I have both an R30 and a Denon R70 clone of the Sharp MS200. I got the Sony first and then the Denon because of extra features the Sony doesn't have: Time Mark, Non-clipping VOX (reported by Yoda2000, but not checked yet), and Name Stamp. None of these is related to the frequency response / ATRAC version / Best Sound issues that concern most of the reviews.
Time Mark works only through the mic input, but allows one to select 3-min, 5-min, 10-min, or manual only. If you record long interviews, lectures, or radio programs you will run up against one of the real limitations of the MD: No true fast forward; no way to go 26:52 into the interview without holding down the FF button for far too long. Also, if you just washed your hands and can't do a thing with them, when you push the wrong button, the only way back is tediously time consuming. Time Mark solves this problem. You get a bunch of extra track marks, but they are easy to eliminate if need be. BTW, I chose the Denon clone over the Sharp original mainly because the buttons were bigger -- in hopes I would have less finger fun.

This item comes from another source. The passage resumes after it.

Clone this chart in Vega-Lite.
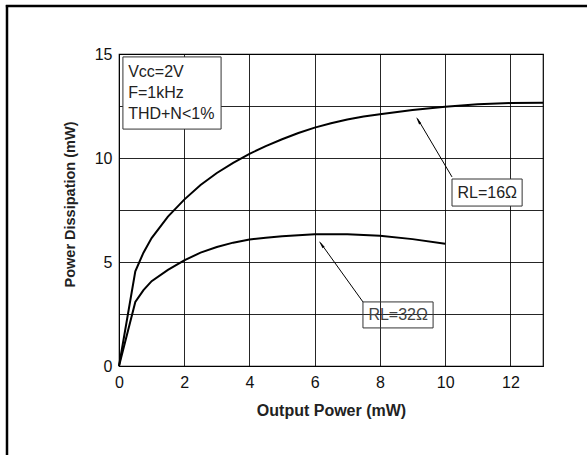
{
  "$schema": "https://vega.github.io/schema/vega-lite/v6.json",
  "autosize": {"type": "none"},
  "padding": {"left": 119, "top": 54, "right": 44, "bottom": 89},
  "width": 424,
  "height": 312,
  "background": "white",
  "config": {
    "view": {"stroke": "#000", "strokeWidth": 1.2},
    "font": "Liberation Sans",
    "axis": {
      "labelFont": "Liberation Sans",
      "labelFontSize": 16,
      "labelColor": "#111",
      "titleFont": "Liberation Sans",
      "titleFontSize": 16,
      "titleFontWeight": "bold",
      "titleColor": "#222",
      "gridColor": "#000",
      "gridOpacity": 0.85,
      "gridWidth": 1,
      "domain": false,
      "ticks": false
    }
  },
  "data": {
    "values": [
      {"series": "RL=16", "p": 0, "d": 0},
      {"series": "RL=16", "p": 0.5, "d": 4.55},
      {"series": "RL=16", "p": 0.75, "d": 5.45},
      {"series": "RL=16", "p": 1, "d": 6.15},
      {"series": "RL=16", "p": 1.5, "d": 7.18},
      {"series": "RL=16", "p": 2, "d": 8.0},
      {"series": "RL=16", "p": 2.5, "d": 8.7},
      {"series": "RL=16", "p": 3, "d": 9.28},
      {"series": "RL=16", "p": 3.5, "d": 9.77},
      {"series": "RL=16", "p": 4, "d": 10.2},
      {"series": "RL=16", "p": 4.5, "d": 10.57},
      {"series": "RL=16", "p": 5, "d": 10.9},
      {"series": "RL=16", "p": 5.5, "d": 11.2},
      {"series": "RL=16", "p": 6, "d": 11.46},
      {"series": "RL=16", "p": 6.5, "d": 11.67},
      {"series": "RL=16", "p": 7, "d": 11.85},
      {"series": "RL=16", "p": 7.5, "d": 11.99},
      {"series": "RL=16", "p": 8, "d": 12.1},
      {"series": "RL=16", "p": 9, "d": 12.31},
      {"series": "RL=16", "p": 10, "d": 12.46},
      {"series": "RL=16", "p": 11, "d": 12.58},
      {"series": "RL=16", "p": 12, "d": 12.64},
      {"series": "RL=16", "p": 13, "d": 12.66},
      {"series": "RL=32", "p": 0, "d": 0},
      {"series": "RL=32", "p": 0.5, "d": 3.08},
      {"series": "RL=32", "p": 0.75, "d": 3.65},
      {"series": "RL=32", "p": 1, "d": 4.08},
      {"series": "RL=32", "p": 1.5, "d": 4.62},
      {"series": "RL=32", "p": 2, "d": 5.08},
      {"series": "RL=32", "p": 2.5, "d": 5.45},
      {"series": "RL=32", "p": 3, "d": 5.72},
      {"series": "RL=32", "p": 3.5, "d": 5.93},
      {"series": "RL=32", "p": 4, "d": 6.08},
      {"series": "RL=32", "p": 4.5, "d": 6.17},
      {"series": "RL=32", "p": 5, "d": 6.24},
      {"series": "RL=32", "p": 6, "d": 6.33},
      {"series": "RL=32", "p": 7, "d": 6.34},
      {"series": "RL=32", "p": 8, "d": 6.26},
      {"series": "RL=32", "p": 9, "d": 6.1},
      {"series": "RL=32", "p": 10, "d": 5.88}
    ]
  },
  "layer": [
    {
      "mark": {"type": "line", "color": "#000", "strokeWidth": 2, "interpolate": "linear"},
      "encoding": {
        "x": {
          "field": "p", "type": "quantitative",
          "scale": {"domain": [0, 13], "nice": false},
          "axis": {
            "title": "Output Power (mW)",
            "values": [0,1,2,3,4,5,6,7,8,9,10,11,12,13],
            "labelExpr": "datum.value % 2 === 0 ? datum.label : ''",
            "labelPadding": 8,
            "labelFlush": false,
            "titleX": 212, "titleY": 44, "titleBaseline": "middle", "titleAnchor": "middle"
          }
        },
        "y": {
          "field": "d", "type": "quantitative",
          "scale": {"domain": [0, 15], "nice": false},
          "axis": {
            "title": "Power Dissipation (mW)",
            "values": [0, 2.5, 5, 7.5, 10, 12.5, 15],
            "labelExpr": "datum.value % 5 === 0 ? datum.label : ''",
            "labelPadding": 7,
            "labelFlush": false,
            "titleFontSize": 14.5,
            "titleX": -49, "titleY": 150, "titleBaseline": "middle", "titleAngle": -90
          }
        },
        "detail": {"field": "series"}
      }
    },
    {
      "data": {"values": [{}]},
      "mark": {"type": "rect", "fill": "white", "stroke": "#333", "strokeWidth": 1},
      "encoding": {
        "x": {"datum": 0.12}, "x2": {"datum": 3.13},
        "y": {"datum": 14.86}, "y2": {"datum": 11.39}
      }
    },
    {
      "data": {"values": [{}]},
      "mark": {"type": "text", "align": "left", "baseline": "middle", "fontSize": 16, "lineHeight": 21, "color": "#222", "font": "Liberation Sans"},
      "encoding": {
        "x": {"datum": 0.28}, "y": {"datum": 14.13},
        "text": {"value": ["Vcc=2V", "F=1kHz", "THD+N<1%"]}
      }
    },
    {
      "data": {"values": [{}]},
      "mark": {"type": "rule", "color": "#000", "strokeWidth": 1},
      "encoding": {
        "x": {"datum": 10.21}, "y": {"datum": 9.09},
        "x2": {"datum": 9.15}, "y2": {"datum": 11.9}
      }
    },
    {
      "data": {"values": [{}]},
      "mark": {"type": "point", "shape": "M0,0L-0.4,2.5L0.4,2.5Z", "filled": true, "color": "#000", "size": 40, "angle": 329, "opacity": 1},
      "encoding": {"x": {"datum": 9.11}, "y": {"datum": 11.97}}
    },
    {
      "data": {"values": [{}]},
      "mark": {"type": "rect", "fill": "white", "stroke": "#333", "strokeWidth": 1},
      "encoding": {
        "x": {"datum": 10.21}, "x2": {"datum": 12.36},
        "y": {"datum": 8.99}, "y2": {"datum": 7.69}
      }
    },
    {
      "data": {"values": [{}]},
      "mark": {"type": "text", "align": "center", "baseline": "middle", "fontSize": 16, "color": "#222", "font": "Liberation Sans"},
      "encoding": {"x": {"datum": 11.29}, "y": {"datum": 8.34}, "text": {"value": "RL=16Ω"}}
    },
    {
      "data": {"values": [{}]},
      "mark": {"type": "rule", "color": "#000", "strokeWidth": 1},
      "encoding": {
        "x": {"datum": 7.48}, "y": {"datum": 3.08},
        "x2": {"datum": 6.17}, "y2": {"datum": 5.94}
      }
    },
    {
      "data": {"values": [{}]},
      "mark": {"type": "point", "shape": "M0,0L-0.4,2.5L0.4,2.5Z", "filled": true, "color": "#000", "size": 40, "angle": 324, "opacity": 1},
      "encoding": {"x": {"datum": 6.13}, "y": {"datum": 6.01}}
    },
    {
      "data": {"values": [{}]},
      "mark": {"type": "rect", "fill": "white", "fillOpacity": 0, "stroke": "#333", "strokeWidth": 1},
      "encoding": {
        "x": {"datum": 7.48}, "x2": {"datum": 9.63},
        "y": {"datum": 3.08}, "y2": {"datum": 1.83}
      }
    },
    {
      "data": {"values": [{}]},
      "mark": {"type": "text", "align": "center", "baseline": "middle", "fontSize": 16, "color": "#444", "font": "Liberation Sans"},
      "encoding": {"x": {"datum": 8.56}, "y": {"datum": 2.45}, "text": {"value": "RL=32Ω"}}
    },
    {
      "data": {"values": [{}]},
      "mark": {"type": "rule", "color": "#000", "strokeWidth": 2.5, "clip": false},
      "encoding": {
        "x": {"datum": -3.434}, "y": {"datum": 17.36},
        "y2": {"datum": -5}
      }
    },
    {
      "data": {"values": [{}]},
      "mark": {"type": "rule", "color": "#000", "strokeWidth": 2.5, "clip": false},
      "encoding": {
        "y": {"datum": 17.31}, "x": {"datum": -3.47},
        "x2": {"datum": 15}
      }
    }
  ]
}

Non-clip VOX is what I expected on my Sony B3, but did not get: My B3 chops off the beginning of speech as badly as the cheapest "voice controlled" tape recorder. It has the additional feature -- available only on MD, and I hope for a limited time -- of chopping off the end of speech as well. Swell. I hope the R70 will be better.
Name Stamp allows one to move the track titling from one MD to another, and is a great help at the moment. If I get MD titling software working in a palmtop it may be less an issue, but it is very convenient to be able to make several CD clones for different locations and copy the titles from the first one to all the rest using the Name Stamp.
Power supplies: I got my R30 in the USA with a USA wall wart; no issue. I got the Sharp International Power Supply AD-SS70AP for about $77, so again no issue except for the additional cost.
Cases: R30 came with a cloth bag with a leather patch (branded "MD") sewn on the outside. R70 came with a cardboard box suitable for shipping. YMMV.
Slot-In: R70's Slot-In is easier to use than the R30 Open The Cover, sort of. Sitting on the couch, one is about as easy as the other. Running, the Slot-In is much easier. OTOH, the R70 is thicker, and that is a negative.
Query: Do you really want to run more than 74:59 at a stretch? (Hint: Marathon runners do it, but it is unclear how they could _want_ to do it. Some of my friends have been Marathon runners and have suffered great bodily harm while in the process. The original Marathon runner dropped dead immediately afterward.)
Battery life: R70's battery lasts longer, but is also bigger and wouldn't fit in a package as small as R30. They are both Li Ion and weigh little.
Headphones: R30 came with headphones, R70 with earbuds. I hate the earbuds; others love them.
Sound quality: For casual listening -- ordinary headphones and home stereos, they sound about the same: excellent. For critical listening neither sounds as good as JE500/510. No surprise.
Reliability: So far both R30 and R70 continue to work despite thousands of no-reason-to-quit incidents day and night. Years from now we will know more.
Personal preference: I prefer to carry R30 for casual listening: Smaller, more pleasing shape. I haven't used R30 for recording since getting R70, and might even more prefer the E30 for casual listening.